Under the Companies Law, one of the roles of the audit committee is to identify any irregularities in the business management of the company in consultation with the company’s independent accountants or internal auditor and to suggest an appropriate course of action. Our audit committee charter allows the committee to rely on interviews and consultations with our management, our internal auditor and our independent public accountant, and does not obligate the committee to conduct any independent investigation or verification. We initially designated an internal auditor during the fiscal year ended December 31, 2008.

 

Furthermore, under the Companies Law, our audit committee must approve specified actions and transactions with office holders and controlling shareholders or in which they have an interest. The audit committee is also required to determine whether any such actions are material and if any such transactions are extraordinary transactions, for the purpose of approving such actions or transactions as required by the Israeli Companies Law.
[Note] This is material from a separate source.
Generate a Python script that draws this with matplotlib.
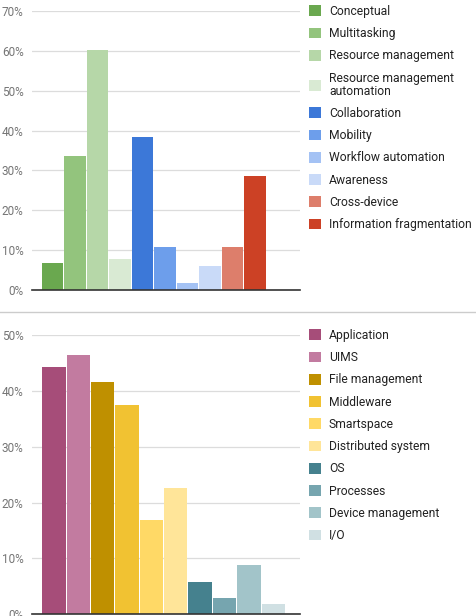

Our audit committee may not approve any such actions or transactions, unless, at the time of approval, the committee complies with the requirements regarding committee composition and restrictions regarding individuals who may be present at audit committee meetings under Israeli law.

 

All members of our audit committee meet the requirements for financial literacy under the applicable rules and regulations of the SEC and The NASDAQ Stock Market. Our board has determined that Mr. Weatherford is an audit committee financial expert as defined by the SEC rules and has the requisite financial sophistication as defined by The NASDAQ Stock Market rules and regulations. Our board has determined that Ms. Johnson, as an outside director, has the requisite financial and accounting expertise required under the Companies Law. Our board has also determined that each of the members of our audit committee is independent within the meaning of the independent director standards of The NASDAQ Stock Market and the SEC. Our board of directors has adopted a written charter for the audit committee. A copy of the charter is available on our website at www.mellanox.com under “Investor Relations—Corporate Governance.”